=== COLLECTED MATERIAL ===
----------

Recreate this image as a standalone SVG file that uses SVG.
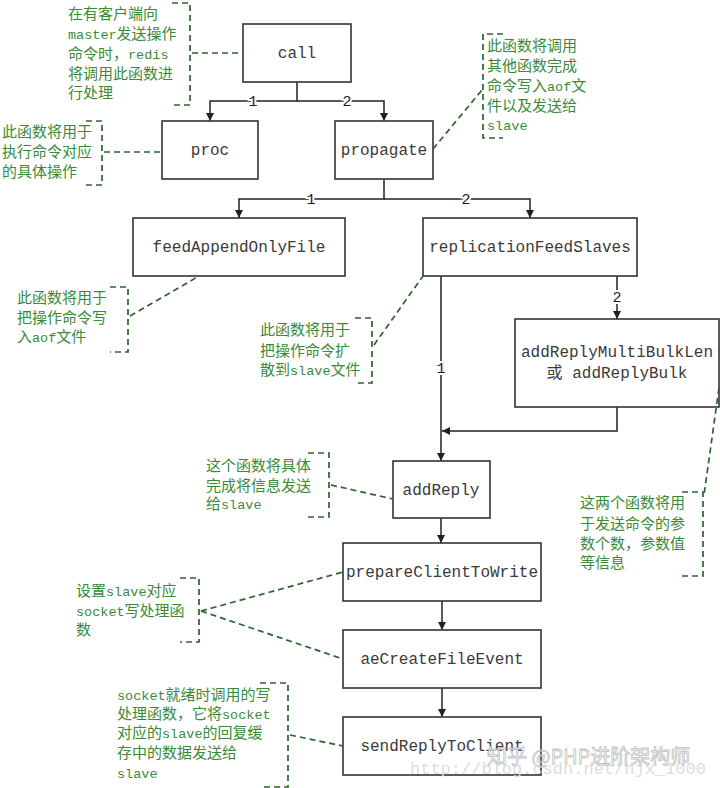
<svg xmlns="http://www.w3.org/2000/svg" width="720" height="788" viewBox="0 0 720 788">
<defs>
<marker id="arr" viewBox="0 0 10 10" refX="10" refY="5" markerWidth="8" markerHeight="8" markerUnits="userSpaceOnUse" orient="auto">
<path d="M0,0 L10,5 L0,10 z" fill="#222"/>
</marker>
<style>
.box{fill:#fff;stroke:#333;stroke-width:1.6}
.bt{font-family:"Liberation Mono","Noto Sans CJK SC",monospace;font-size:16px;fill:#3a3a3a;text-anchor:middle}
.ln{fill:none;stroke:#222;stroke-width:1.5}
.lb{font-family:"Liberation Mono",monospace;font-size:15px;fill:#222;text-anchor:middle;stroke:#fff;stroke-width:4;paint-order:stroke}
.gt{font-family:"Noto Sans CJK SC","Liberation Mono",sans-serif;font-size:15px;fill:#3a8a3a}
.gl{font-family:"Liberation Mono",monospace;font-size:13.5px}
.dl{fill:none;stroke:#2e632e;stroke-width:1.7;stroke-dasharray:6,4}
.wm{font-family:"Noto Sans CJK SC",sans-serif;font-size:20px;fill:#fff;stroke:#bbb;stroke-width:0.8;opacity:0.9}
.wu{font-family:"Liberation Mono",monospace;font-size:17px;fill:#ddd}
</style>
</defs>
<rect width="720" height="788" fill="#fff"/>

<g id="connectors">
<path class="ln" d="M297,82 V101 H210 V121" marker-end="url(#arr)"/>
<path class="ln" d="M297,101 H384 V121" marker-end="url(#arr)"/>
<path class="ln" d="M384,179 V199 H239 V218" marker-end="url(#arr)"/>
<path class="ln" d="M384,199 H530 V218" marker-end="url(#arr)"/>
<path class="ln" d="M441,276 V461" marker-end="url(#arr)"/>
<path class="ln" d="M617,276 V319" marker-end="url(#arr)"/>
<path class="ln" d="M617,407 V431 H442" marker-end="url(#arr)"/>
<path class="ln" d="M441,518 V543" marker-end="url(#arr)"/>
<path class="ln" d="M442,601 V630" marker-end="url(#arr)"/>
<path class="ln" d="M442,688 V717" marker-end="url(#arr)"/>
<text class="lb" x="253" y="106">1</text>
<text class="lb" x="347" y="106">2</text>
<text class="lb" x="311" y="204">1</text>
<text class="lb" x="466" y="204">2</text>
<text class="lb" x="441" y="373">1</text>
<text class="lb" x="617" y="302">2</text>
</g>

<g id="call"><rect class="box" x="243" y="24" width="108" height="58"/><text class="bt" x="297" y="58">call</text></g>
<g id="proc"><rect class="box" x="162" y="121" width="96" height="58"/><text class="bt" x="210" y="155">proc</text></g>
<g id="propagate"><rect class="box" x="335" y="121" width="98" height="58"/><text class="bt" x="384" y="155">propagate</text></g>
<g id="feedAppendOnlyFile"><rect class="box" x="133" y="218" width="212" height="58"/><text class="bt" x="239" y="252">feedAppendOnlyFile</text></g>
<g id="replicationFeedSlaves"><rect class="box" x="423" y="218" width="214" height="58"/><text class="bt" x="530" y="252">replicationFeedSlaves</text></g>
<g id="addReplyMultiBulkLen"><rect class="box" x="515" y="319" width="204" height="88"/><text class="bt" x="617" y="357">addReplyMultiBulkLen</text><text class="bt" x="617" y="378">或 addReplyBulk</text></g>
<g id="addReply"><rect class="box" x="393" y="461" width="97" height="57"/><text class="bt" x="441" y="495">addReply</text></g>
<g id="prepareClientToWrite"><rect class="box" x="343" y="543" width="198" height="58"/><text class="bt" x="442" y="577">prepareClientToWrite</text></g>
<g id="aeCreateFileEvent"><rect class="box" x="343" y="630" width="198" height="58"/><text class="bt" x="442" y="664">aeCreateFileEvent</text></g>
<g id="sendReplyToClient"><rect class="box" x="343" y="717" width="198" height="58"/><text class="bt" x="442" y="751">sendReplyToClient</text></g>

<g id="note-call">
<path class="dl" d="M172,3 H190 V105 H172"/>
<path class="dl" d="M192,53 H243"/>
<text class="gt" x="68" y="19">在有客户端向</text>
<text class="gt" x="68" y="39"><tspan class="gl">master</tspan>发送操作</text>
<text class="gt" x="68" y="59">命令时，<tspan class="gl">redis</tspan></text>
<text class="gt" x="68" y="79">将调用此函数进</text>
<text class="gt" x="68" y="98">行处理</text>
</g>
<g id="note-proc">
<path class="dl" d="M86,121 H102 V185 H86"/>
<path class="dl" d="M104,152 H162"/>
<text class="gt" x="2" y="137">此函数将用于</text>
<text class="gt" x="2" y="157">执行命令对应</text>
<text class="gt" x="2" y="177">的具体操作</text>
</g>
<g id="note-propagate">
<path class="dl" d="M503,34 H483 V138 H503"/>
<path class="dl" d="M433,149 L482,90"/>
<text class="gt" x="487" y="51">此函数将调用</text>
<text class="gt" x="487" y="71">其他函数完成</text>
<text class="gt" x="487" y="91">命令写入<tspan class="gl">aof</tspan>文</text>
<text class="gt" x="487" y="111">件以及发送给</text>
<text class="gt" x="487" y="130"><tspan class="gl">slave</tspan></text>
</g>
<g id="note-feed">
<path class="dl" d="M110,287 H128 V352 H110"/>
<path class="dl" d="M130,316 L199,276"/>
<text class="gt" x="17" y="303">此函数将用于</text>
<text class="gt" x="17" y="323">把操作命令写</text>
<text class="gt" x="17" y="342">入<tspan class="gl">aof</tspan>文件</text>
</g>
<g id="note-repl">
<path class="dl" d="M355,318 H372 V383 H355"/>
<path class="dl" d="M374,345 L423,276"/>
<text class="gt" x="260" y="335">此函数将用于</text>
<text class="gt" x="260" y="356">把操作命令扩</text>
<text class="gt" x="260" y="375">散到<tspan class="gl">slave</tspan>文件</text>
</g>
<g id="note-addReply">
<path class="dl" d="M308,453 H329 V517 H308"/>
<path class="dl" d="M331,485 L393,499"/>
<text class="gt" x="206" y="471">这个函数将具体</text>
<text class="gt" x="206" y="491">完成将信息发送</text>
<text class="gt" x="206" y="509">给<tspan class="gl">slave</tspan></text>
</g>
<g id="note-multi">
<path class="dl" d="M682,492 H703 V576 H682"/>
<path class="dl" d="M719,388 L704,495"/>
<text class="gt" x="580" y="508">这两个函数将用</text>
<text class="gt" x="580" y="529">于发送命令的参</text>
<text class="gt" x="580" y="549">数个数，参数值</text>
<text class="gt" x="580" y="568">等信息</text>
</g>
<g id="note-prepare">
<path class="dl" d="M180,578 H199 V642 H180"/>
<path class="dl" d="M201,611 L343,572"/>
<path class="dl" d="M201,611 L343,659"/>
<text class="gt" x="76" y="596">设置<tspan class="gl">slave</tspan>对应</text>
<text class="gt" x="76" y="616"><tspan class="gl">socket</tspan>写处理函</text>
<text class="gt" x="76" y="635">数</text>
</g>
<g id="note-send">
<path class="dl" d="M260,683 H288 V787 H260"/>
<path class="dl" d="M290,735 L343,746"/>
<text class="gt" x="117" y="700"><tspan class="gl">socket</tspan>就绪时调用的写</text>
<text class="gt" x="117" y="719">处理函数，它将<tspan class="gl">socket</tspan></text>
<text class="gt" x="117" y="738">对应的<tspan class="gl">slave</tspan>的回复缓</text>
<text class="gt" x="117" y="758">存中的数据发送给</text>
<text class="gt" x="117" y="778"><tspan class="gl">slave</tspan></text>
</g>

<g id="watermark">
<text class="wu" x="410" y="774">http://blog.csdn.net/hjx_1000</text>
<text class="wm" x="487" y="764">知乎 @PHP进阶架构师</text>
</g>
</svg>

----------

=== DESCRIPTION OF THE TASK ===
Repeat the listing in full and exactly. Do not include any images.

=== RESPONSE TO THE EXERCISE ===
Recreate this image as a standalone SVG file that uses SVG.
<svg xmlns="http://www.w3.org/2000/svg" width="720" height="788" viewBox="0 0 720 788">
<defs>
<marker id="arr" viewBox="0 0 10 10" refX="10" refY="5" markerWidth="8" markerHeight="8" markerUnits="userSpaceOnUse" orient="auto">
<path d="M0,0 L10,5 L0,10 z" fill="#222"/>
</marker>
<style>
.box{fill:#fff;stroke:#333;stroke-width:1.6}
.bt{font-family:"Liberation Mono","Noto Sans CJK SC",monospace;font-size:16px;fill:#3a3a3a;text-anchor:middle}
.ln{fill:none;stroke:#222;stroke-width:1.5}
.lb{font-family:"Liberation Mono",monospace;font-size:15px;fill:#222;text-anchor:middle;stroke:#fff;stroke-width:4;paint-order:stroke}
.gt{font-family:"Noto Sans CJK SC","Liberation Mono",sans-serif;font-size:15px;fill:#3a8a3a}
.gl{font-family:"Liberation Mono",monospace;font-size:13.5px}
.dl{fill:none;stroke:#2e632e;stroke-width:1.7;stroke-dasharray:6,4}
.wm{font-family:"Noto Sans CJK SC",sans-serif;font-size:20px;fill:#fff;stroke:#bbb;stroke-width:0.8;opacity:0.9}
.wu{font-family:"Liberation Mono",monospace;font-size:17px;fill:#ddd}
</style>
</defs>
<rect width="720" height="788" fill="#fff"/>

<g id="connectors">
<path class="ln" d="M297,82 V101 H210 V121" marker-end="url(#arr)"/>
<path class="ln" d="M297,101 H384 V121" marker-end="url(#arr)"/>
<path class="ln" d="M384,179 V199 H239 V218" marker-end="url(#arr)"/>
<path class="ln" d="M384,199 H530 V218" marker-end="url(#arr)"/>
<path class="ln" d="M441,276 V461" marker-end="url(#arr)"/>
<path class="ln" d="M617,276 V319" marker-end="url(#arr)"/>
<path class="ln" d="M617,407 V431 H442" marker-end="url(#arr)"/>
<path class="ln" d="M441,518 V543" marker-end="url(#arr)"/>
<path class="ln" d="M442,601 V630" marker-end="url(#arr)"/>
<path class="ln" d="M442,688 V717" marker-end="url(#arr)"/>
<text class="lb" x="253" y="106">1</text>
<text class="lb" x="347" y="106">2</text>
<text class="lb" x="311" y="204">1</text>
<text class="lb" x="466" y="204">2</text>
<text class="lb" x="441" y="373">1</text>
<text class="lb" x="617" y="302">2</text>
</g>

<g id="call"><rect class="box" x="243" y="24" width="108" height="58"/><text class="bt" x="297" y="58">call</text></g>
<g id="proc"><rect class="box" x="162" y="121" width="96" height="58"/><text class="bt" x="210" y="155">proc</text></g>
<g id="propagate"><rect class="box" x="335" y="121" width="98" height="58"/><text class="bt" x="384" y="155">propagate</text></g>
<g id="feedAppendOnlyFile"><rect class="box" x="133" y="218" width="212" height="58"/><text class="bt" x="239" y="252">feedAppendOnlyFile</text></g>
<g id="replicationFeedSlaves"><rect class="box" x="423" y="218" width="214" height="58"/><text class="bt" x="530" y="252">replicationFeedSlaves</text></g>
<g id="addReplyMultiBulkLen"><rect class="box" x="515" y="319" width="204" height="88"/><text class="bt" x="617" y="357">addReplyMultiBulkLen</text><text class="bt" x="617" y="378">或 addReplyBulk</text></g>
<g id="addReply"><rect class="box" x="393" y="461" width="97" height="57"/><text class="bt" x="441" y="495">addReply</text></g>
<g id="prepareClientToWrite"><rect class="box" x="343" y="543" width="198" height="58"/><text class="bt" x="442" y="577">prepareClientToWrite</text></g>
<g id="aeCreateFileEvent"><rect class="box" x="343" y="630" width="198" height="58"/><text class="bt" x="442" y="664">aeCreateFileEvent</text></g>
<g id="sendReplyToClient"><rect class="box" x="343" y="717" width="198" height="58"/><text class="bt" x="442" y="751">sendReplyToClient</text></g>

<g id="note-call">
<path class="dl" d="M172,3 H190 V105 H172"/>
<path class="dl" d="M192,53 H243"/>
<text class="gt" x="68" y="19">在有客户端向</text>
<text class="gt" x="68" y="39"><tspan class="gl">master</tspan>发送操作</text>
<text class="gt" x="68" y="59">命令时，<tspan class="gl">redis</tspan></text>
<text class="gt" x="68" y="79">将调用此函数进</text>
<text class="gt" x="68" y="98">行处理</text>
</g>
<g id="note-proc">
<path class="dl" d="M86,121 H102 V185 H86"/>
<path class="dl" d="M104,152 H162"/>
<text class="gt" x="2" y="137">此函数将用于</text>
<text class="gt" x="2" y="157">执行命令对应</text>
<text class="gt" x="2" y="177">的具体操作</text>
</g>
<g id="note-propagate">
<path class="dl" d="M503,34 H483 V138 H503"/>
<path class="dl" d="M433,149 L482,90"/>
<text class="gt" x="487" y="51">此函数将调用</text>
<text class="gt" x="487" y="71">其他函数完成</text>
<text class="gt" x="487" y="91">命令写入<tspan class="gl">aof</tspan>文</text>
<text class="gt" x="487" y="111">件以及发送给</text>
<text class="gt" x="487" y="130"><tspan class="gl">slave</tspan></text>
</g>
<g id="note-feed">
<path class="dl" d="M110,287 H128 V352 H110"/>
<path class="dl" d="M130,316 L199,276"/>
<text class="gt" x="17" y="303">此函数将用于</text>
<text class="gt" x="17" y="323">把操作命令写</text>
<text class="gt" x="17" y="342">入<tspan class="gl">aof</tspan>文件</text>
</g>
<g id="note-repl">
<path class="dl" d="M355,318 H372 V383 H355"/>
<path class="dl" d="M374,345 L423,276"/>
<text class="gt" x="260" y="335">此函数将用于</text>
<text class="gt" x="260" y="356">把操作命令扩</text>
<text class="gt" x="260" y="375">散到<tspan class="gl">slave</tspan>文件</text>
</g>
<g id="note-addReply">
<path class="dl" d="M308,453 H329 V517 H308"/>
<path class="dl" d="M331,485 L393,499"/>
<text class="gt" x="206" y="471">这个函数将具体</text>
<text class="gt" x="206" y="491">完成将信息发送</text>
<text class="gt" x="206" y="509">给<tspan class="gl">slave</tspan></text>
</g>
<g id="note-multi">
<path class="dl" d="M682,492 H703 V576 H682"/>
<path class="dl" d="M719,388 L704,495"/>
<text class="gt" x="580" y="508">这两个函数将用</text>
<text class="gt" x="580" y="529">于发送命令的参</text>
<text class="gt" x="580" y="549">数个数，参数值</text>
<text class="gt" x="580" y="568">等信息</text>
</g>
<g id="note-prepare">
<path class="dl" d="M180,578 H199 V642 H180"/>
<path class="dl" d="M201,611 L343,572"/>
<path class="dl" d="M201,611 L343,659"/>
<text class="gt" x="76" y="596">设置<tspan class="gl">slave</tspan>对应</text>
<text class="gt" x="76" y="616"><tspan class="gl">socket</tspan>写处理函</text>
<text class="gt" x="76" y="635">数</text>
</g>
<g id="note-send">
<path class="dl" d="M260,683 H288 V787 H260"/>
<path class="dl" d="M290,735 L343,746"/>
<text class="gt" x="117" y="700"><tspan class="gl">socket</tspan>就绪时调用的写</text>
<text class="gt" x="117" y="719">处理函数，它将<tspan class="gl">socket</tspan></text>
<text class="gt" x="117" y="738">对应的<tspan class="gl">slave</tspan>的回复缓</text>
<text class="gt" x="117" y="758">存中的数据发送给</text>
<text class="gt" x="117" y="778"><tspan class="gl">slave</tspan></text>
</g>

<g id="watermark">
<text class="wu" x="410" y="774">http://blog.csdn.net/hjx_1000</text>
<text class="wm" x="487" y="764">知乎 @PHP进阶架构师</text>
</g>
</svg>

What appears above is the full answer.